Copy all the entries below exactly, but not the pictures.

A block of data
....

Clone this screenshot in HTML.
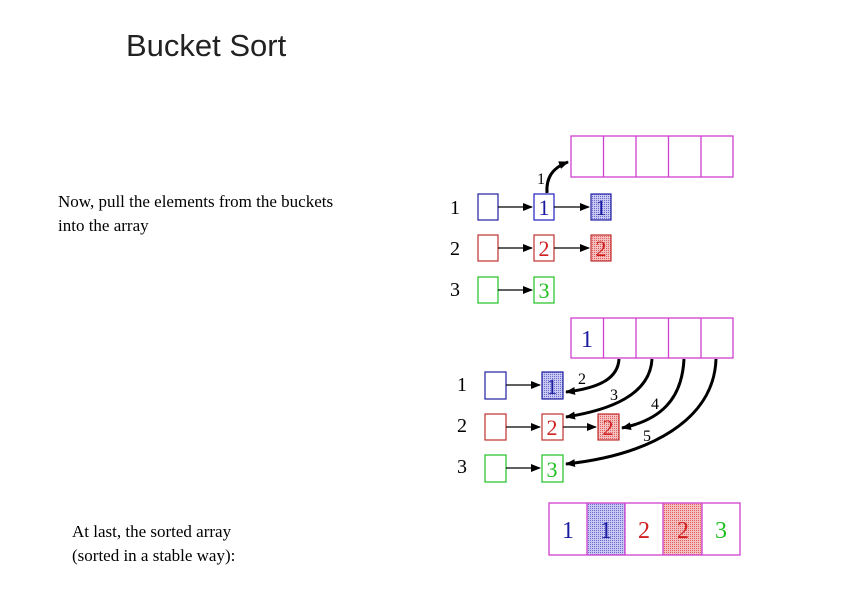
<!DOCTYPE html>
<html><head><meta charset="utf-8"><style>
body{margin:0;background:#fff;width:842px;height:595px;overflow:hidden;position:relative}
.t{position:absolute;font-family:"Liberation Serif",serif;font-size:17px;color:#000;line-height:24px}
</style></head><body>
<div style="position:absolute;left:126px;top:28px;font-family:'Liberation Sans',sans-serif;font-size:31px;color:#222">Bucket Sort</div>
<div class="t" style="left:58px;top:190px">Now, pull the elements from the buckets<br>into the array</div>
<div class="t" style="left:72px;top:520px">At last, the sorted array<br>(sorted in a stable way):</div>
<svg width="842" height="595" style="position:absolute;left:0;top:0" font-family="Liberation Serif, serif">
<defs>
<pattern id="pb" width="2" height="2" patternUnits="userSpaceOnUse"><rect width="2" height="2" fill="#c8c8f0"/><rect width="1" height="1" fill="#6a6ad0"/></pattern>
<pattern id="pr" width="2" height="2" patternUnits="userSpaceOnUse"><rect width="2" height="2" fill="#f4c0c0"/><rect width="1" height="1" fill="#e06060"/></pattern>
<marker id="a" markerWidth="10" markerHeight="8" refX="9" refY="4" orient="auto" markerUnits="userSpaceOnUse"><path d="M0,0L10,4L0,8z" fill="#000"/></marker>
</defs>
<g fill="none" stroke="#d040d0" stroke-width="1.3">
<rect x="571" y="136" width="162" height="41"/><path d="M603.5,136v41M636,136v41M668.5,136v41M701,136v41"/>
<rect x="571" y="318" width="162" height="40"/><path d="M603.5,318v40M636,318v40M668.5,318v40M701,318v40"/>
</g>
<rect x="587" y="503" width="38" height="52" fill="url(#pb)" stroke="#3030b0"/>
<rect x="663" y="503" width="39" height="52" fill="url(#pr)" stroke="#c03030"/>
<g fill="none" stroke="#d040d0" stroke-width="1.3"><rect x="549" y="503" width="191" height="52"/><path d="M587,503v52M625,503v52M663,503v52M702,503v52"/></g>
<g font-size="24" text-anchor="middle">
<text x="568" y="538" fill="#1a1aa0">1</text><text x="606" y="538" fill="#1a1aa0">1</text>
<text x="644" y="538" fill="#d02020">2</text><text x="683" y="538" fill="#d02020">2</text><text x="721" y="538" fill="#20c020">3</text>
<text x="587" y="347" fill="#1a1aa0">1</text>
</g>
<!-- top rows -->
<g font-size="20" text-anchor="middle">
<text x="455" y="214">1</text><text x="455" y="255">2</text><text x="455" y="296">3</text>
<text x="462" y="391">1</text><text x="462" y="432">2</text><text x="462" y="473">3</text>
</g>
<g fill="#fff" stroke-width="1.2">
<rect x="478" y="194" width="20" height="26" stroke="#2020a0"/><rect x="534" y="194" width="20" height="26" stroke="#2020c0"/>
<rect x="591" y="194" width="20" height="26" fill="url(#pb)" stroke="#2020a0"/>
<rect x="478" y="235" width="20" height="26" stroke="#c03030"/><rect x="534" y="235" width="20" height="26" stroke="#c03030"/>
<rect x="591" y="235" width="20" height="26" fill="url(#pr)" stroke="#c03030"/>
<rect x="478" y="277" width="20" height="26" stroke="#20c020"/><rect x="534" y="277" width="20" height="26" stroke="#20c020"/>
<rect x="485" y="372" width="21" height="27" stroke="#2020a0"/><rect x="542" y="372" width="21" height="27" fill="url(#pb)" stroke="#2020a0"/>
<rect x="485" y="414" width="21" height="26" stroke="#c03030"/><rect x="542" y="414" width="21" height="26" stroke="#c03030"/>
<rect x="598" y="414" width="21" height="26" fill="url(#pr)" stroke="#c03030"/>
<rect x="485" y="455" width="21" height="27" stroke="#20c020"/><rect x="542" y="455" width="21" height="27" stroke="#20c020"/>
</g>
<g font-size="22" text-anchor="middle">
<text x="544" y="215" fill="#1a1aa0">1</text><text x="601" y="215" fill="#1a1aa0">1</text>
<text x="544" y="256" fill="#d02020">2</text><text x="601" y="256" fill="#d02020">2</text>
<text x="544" y="298" fill="#20c020">3</text>
<text x="552" y="394" fill="#1a1aa0">1</text>
<text x="552" y="435" fill="#d02020">2</text><text x="608" y="435" fill="#d02020">2</text>
<text x="552" y="477" fill="#20c020">3</text>
</g>
<g stroke="#000" stroke-width="1.2" marker-end="url(#a)">
<path d="M498,207H532"/><path d="M554,207H589"/>
<path d="M498,248H532"/><path d="M554,248H589"/>
<path d="M498,290H532"/>
<path d="M506,385H540"/><path d="M506,427H540"/><path d="M563,427H596"/><path d="M506,468H540"/>
</g>
<g stroke="#000" stroke-width="3" fill="none" marker-end="url(#a)">
<path d="M547,193C546,178 552,168 568,162"/>
<path d="M619,359C618,378 600,388 566,392"/>
<path d="M652,359C650,395 610,410 566,417"/>
<path d="M684,359C682,400 660,420 622,428"/>
<path d="M716,359C714,420 650,455 566,464"/>
</g>
<g font-size="16" text-anchor="middle">
<text x="541" y="184">1</text><text x="582" y="384">2</text><text x="614" y="400">3</text>
<text x="655" y="409">4</text><text x="647" y="441">5</text>
</g>
</svg>
</body></html>
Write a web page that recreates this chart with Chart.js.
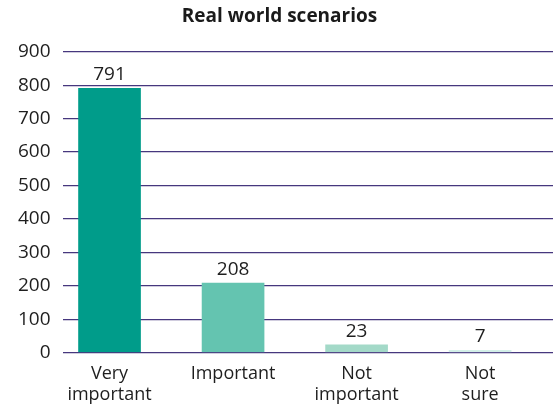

....

- IN RESPONSE
Clone this screenshot in HTML.
<!DOCTYPE html>
<html><head><meta charset="utf-8"><style>
body{margin:0;background:#fff;width:842px;height:595px;overflow:hidden;position:relative}
.t{position:absolute;font-family:"Liberation Serif",serif;font-size:17px;color:#000;line-height:24px}
</style></head><body>
<div style="position:absolute;left:126px;top:28px;font-family:'Liberation Sans',sans-serif;font-size:31px;color:#222">Bucket Sort</div>
<div class="t" style="left:58px;top:190px">Now, pull the elements from the buckets<br>into the array</div>
<div class="t" style="left:72px;top:520px">At last, the sorted array<br>(sorted in a stable way):</div>
<svg width="842" height="595" style="position:absolute;left:0;top:0" font-family="Liberation Serif, serif">
<defs>
<pattern id="pb" width="2" height="2" patternUnits="userSpaceOnUse"><rect width="2" height="2" fill="#c8c8f0"/><rect width="1" height="1" fill="#6a6ad0"/></pattern>
<pattern id="pr" width="2" height="2" patternUnits="userSpaceOnUse"><rect width="2" height="2" fill="#f4c0c0"/><rect width="1" height="1" fill="#e06060"/></pattern>
<marker id="a" markerWidth="10" markerHeight="8" refX="9" refY="4" orient="auto" markerUnits="userSpaceOnUse"><path d="M0,0L10,4L0,8z" fill="#000"/></marker>
</defs>
<g fill="none" stroke="#d040d0" stroke-width="1.3">
<rect x="571" y="136" width="162" height="41"/><path d="M603.5,136v41M636,136v41M668.5,136v41M701,136v41"/>
<rect x="571" y="318" width="162" height="40"/><path d="M603.5,318v40M636,318v40M668.5,318v40M701,318v40"/>
</g>
<rect x="587" y="503" width="38" height="52" fill="url(#pb)" stroke="#3030b0"/>
<rect x="663" y="503" width="39" height="52" fill="url(#pr)" stroke="#c03030"/>
<g fill="none" stroke="#d040d0" stroke-width="1.3"><rect x="549" y="503" width="191" height="52"/><path d="M587,503v52M625,503v52M663,503v52M702,503v52"/></g>
<g font-size="24" text-anchor="middle">
<text x="568" y="538" fill="#1a1aa0">1</text><text x="606" y="538" fill="#1a1aa0">1</text>
<text x="644" y="538" fill="#d02020">2</text><text x="683" y="538" fill="#d02020">2</text><text x="721" y="538" fill="#20c020">3</text>
<text x="587" y="347" fill="#1a1aa0">1</text>
</g>
<!-- top rows -->
<g font-size="20" text-anchor="middle">
<text x="455" y="214">1</text><text x="455" y="255">2</text><text x="455" y="296">3</text>
<text x="462" y="391">1</text><text x="462" y="432">2</text><text x="462" y="473">3</text>
</g>
<g fill="#fff" stroke-width="1.2">
<rect x="478" y="194" width="20" height="26" stroke="#2020a0"/><rect x="534" y="194" width="20" height="26" stroke="#2020c0"/>
<rect x="591" y="194" width="20" height="26" fill="url(#pb)" stroke="#2020a0"/>
<rect x="478" y="235" width="20" height="26" stroke="#c03030"/><rect x="534" y="235" width="20" height="26" stroke="#c03030"/>
<rect x="591" y="235" width="20" height="26" fill="url(#pr)" stroke="#c03030"/>
<rect x="478" y="277" width="20" height="26" stroke="#20c020"/><rect x="534" y="277" width="20" height="26" stroke="#20c020"/>
<rect x="485" y="372" width="21" height="27" stroke="#2020a0"/><rect x="542" y="372" width="21" height="27" fill="url(#pb)" stroke="#2020a0"/>
<rect x="485" y="414" width="21" height="26" stroke="#c03030"/><rect x="542" y="414" width="21" height="26" stroke="#c03030"/>
<rect x="598" y="414" width="21" height="26" fill="url(#pr)" stroke="#c03030"/>
<rect x="485" y="455" width="21" height="27" stroke="#20c020"/><rect x="542" y="455" width="21" height="27" stroke="#20c020"/>
</g>
<g font-size="22" text-anchor="middle">
<text x="544" y="215" fill="#1a1aa0">1</text><text x="601" y="215" fill="#1a1aa0">1</text>
<text x="544" y="256" fill="#d02020">2</text><text x="601" y="256" fill="#d02020">2</text>
<text x="544" y="298" fill="#20c020">3</text>
<text x="552" y="394" fill="#1a1aa0">1</text>
<text x="552" y="435" fill="#d02020">2</text><text x="608" y="435" fill="#d02020">2</text>
<text x="552" y="477" fill="#20c020">3</text>
</g>
<g stroke="#000" stroke-width="1.2" marker-end="url(#a)">
<path d="M498,207H532"/><path d="M554,207H589"/>
<path d="M498,248H532"/><path d="M554,248H589"/>
<path d="M498,290H532"/>
<path d="M506,385H540"/><path d="M506,427H540"/><path d="M563,427H596"/><path d="M506,468H540"/>
</g>
<g stroke="#000" stroke-width="3" fill="none" marker-end="url(#a)">
<path d="M547,193C546,178 552,168 568,162"/>
<path d="M619,359C618,378 600,388 566,392"/>
<path d="M652,359C650,395 610,410 566,417"/>
<path d="M684,359C682,400 660,420 622,428"/>
<path d="M716,359C714,420 650,455 566,464"/>
</g>
<g font-size="16" text-anchor="middle">
<text x="541" y="184">1</text><text x="582" y="384">2</text><text x="614" y="400">3</text>
<text x="655" y="409">4</text><text x="647" y="441">5</text>
</g>
</svg>
</body></html>
Write a web page that recreates this chart with Chart.js.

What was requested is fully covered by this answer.